San Giuseppe dei Falegnami (Italian, "St. Joseph of the Carpenters"), also called San Giuseppe a Campo Vaccino ("St. Joseph at the Cowfield", an old name for the Roman Forum), is a Roman Catholic church located next to the Roman Forum in Rome, Italy.

In the 11th-century, the Santi Pietro e Paolo in Carcere (St. Peter & St. Paul in Prison) Church was built here over the Mamertine Prison, which by legend was the incarceration site of Saint Peter and Saint Paul. In 1540, the Congregation of the Carpenters obtained authorization to build a new church here upon the ruins of the Santi Pietro e Paolo in Carcere Church. By 1597, work began on a new (current) church dedicated to the patron saint of carpenters, St. Joseph. The initial architect was Giacomo della Porta. At his death (1602), the work was continued by Giovanni Battista Montano who designed the façade. At his death (1621), the work was continued by his pupil Giovanni Battista Soria. The San Giuseppe dei Falegnami Church was completed in 1663 by Antonio Del Grande (1607-1679), and it was consecrated on November 11, 1663.

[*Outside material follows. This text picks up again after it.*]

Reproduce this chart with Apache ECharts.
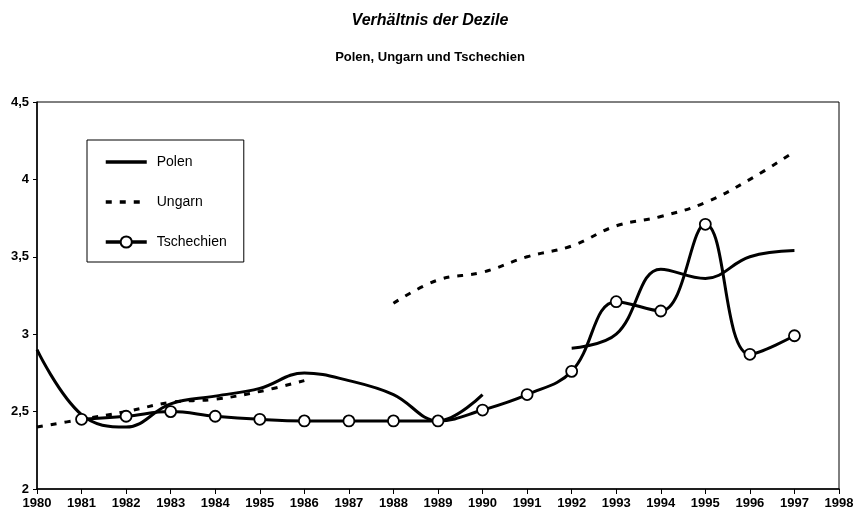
<!DOCTYPE html>
<html>
<head>
<meta charset="utf-8">
<script src="https://cdn.jsdelivr.net/npm/echarts@6/dist/echarts.min.js"></script>
<style>
  html, body { margin: 0; padding: 0; background: #fff; }
  #chart { width: 860px; height: 518px; }
</style>
</head>
<body>
<div id="chart"></div>
<script>
// Jahre (x-Achse)
const years = ['1980', '1981', '1982', '1983', '1984', '1985', '1986', '1987', '1988', '1989',
  '1990', '1991', '1992', '1993', '1994', '1995', '1996', '1997', '1998']

// Verhältnis der Dezile
const polen = [2.90, 2.48, 2.40, 2.55, 2.60, 2.65, 2.75, 2.70, 2.61, 2.44,
  2.61, null, 2.91, 3.00, 3.42, 3.36, 3.50, 3.54, null]
const ungarn = [2.40, 2.45, 2.50, 2.56, 2.58, 2.63, 2.70, null, 3.20, 3.35,
  3.40, 3.50, 3.57, 3.70, 3.76, 3.85, 4.00, 4.18, null]
const tschechien = [null, 2.45, 2.47, 2.50, 2.47, 2.45, 2.44, 2.44, 2.44, 2.44,
  2.51, 2.61, 2.76, 3.21, 3.15, 3.71, 2.87, 2.99, null]

const font = '"Liberation Sans", Arial, sans-serif'
const chart = echarts.init(document.getElementById('chart'))

chart.setOption({
  animation: false,
  backgroundColor: '#fff',
  title: [
    {
      text: 'Verhältnis der Dezile',
      left: 'center',
      top: 8,
      textStyle: { fontFamily: font, fontSize: 16, fontWeight: 'bold', fontStyle: 'italic', color: '#000' }
    },
    {
      text: 'Polen, Ungarn und Tschechien',
      left: 'center',
      top: 46,
      textStyle: { fontFamily: font, fontSize: 13, fontWeight: 'bold', color: '#000' }
    }
  ],
  legend: {
    orient: 'vertical',
    left: 87,
    top: 140,
    padding: [15, 17, 13, 17],
    itemGap: 26,
    itemWidth: 41,
    itemHeight: 14,
    borderColor: '#000',
    borderWidth: 1,
    lineStyle: { width: 3.5 },
    textStyle: { fontFamily: font, fontSize: 14, color: '#000', padding: [0, 0, 0, 5] },
    data: [
      { name: 'Polen', itemStyle: { opacity: 0 } },
      { name: 'Ungarn', itemStyle: { opacity: 0 } },
      { name: 'Tschechien' }
    ]
  },
  grid: { left: 37, right: 21, top: 102, bottom: 29, show: true, borderColor: '#000', borderWidth: 1 },
  xAxis: {
    type: 'category',
    data: years,
    boundaryGap: false,
    axisLine: { lineStyle: { color: '#000', width: 1.5 } },
    axisTick: { lineStyle: { color: '#000' }, length: 5 },
    axisLabel: { fontFamily: font, fontSize: 13, fontWeight: 'bold', color: '#000', margin: 8 },
    splitLine: { show: false }
  },
  yAxis: {
    type: 'value',
    min: 2,
    max: 4.5,
    interval: 0.5,
    axisLine: { show: true, lineStyle: { color: '#000', width: 1.5 } },
    axisTick: { show: true, lineStyle: { color: '#000' }, length: 4 },
    axisLabel: {
      fontFamily: font, fontSize: 13, fontWeight: 'bold', color: '#000', margin: 8,
      formatter: v => String(v).replace('.', ',')
    },
    splitLine: { show: false }
  },
  series: [
    {
      name: 'Polen',
      type: 'line',
      data: polen,
      smooth: 0.4,
      showSymbol: false,
      symbol: 'none',
      color: '#000',
      lineStyle: { color: '#000', width: 3 }
    },
    {
      name: 'Ungarn',
      type: 'line',
      data: ungarn,
      smooth: 0.4,
      showSymbol: false,
      symbol: 'none',
      color: '#000',
      lineStyle: { color: '#000', width: 3, type: [6, 8] }
    },
    {
      name: 'Tschechien',
      type: 'line',
      data: tschechien,
      smooth: 0.4,
      symbol: 'circle',
      symbolSize: 11,
      color: '#000',
      itemStyle: { color: '#fff', borderColor: '#000', borderWidth: 1.8 },
      lineStyle: { color: '#000', width: 3 }
    }
  ]
})
</script>
</body>
</html>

In 1853, the Chapel of the Crucifix was built between the church’s floor and the prison's ceiling. The church was restored in 1886 with the construction of a new apse. In the 1930s, the façade was raised above the floor to allow direct access to the Mamertine Prison below. The interior has a nave with two side chapels that were decorated in the nineteenth century. Among the paintings is Nativity (1651) by Carlo Maratta. Next to the church is an oratory, with a wooden ceiling. The Chapel of the Crucifix is located between the church's floor and the Mamertine Prison's ceiling. It became a titular church on February 18, 2012 and received its first Cardinal-Deacon.

- Francesco Coccopalmerio (February 18, 2012 – present)

On August 30, 2018, two-thirds of the carved wooden ceiling fell due to a collapse of two of the four roof trusses, and it was closed to the public. During restoration, conservators found that knowledge of coffered ceiling construction methods was underdeveloped, as research had mostly focused on their artistic and historic aspects.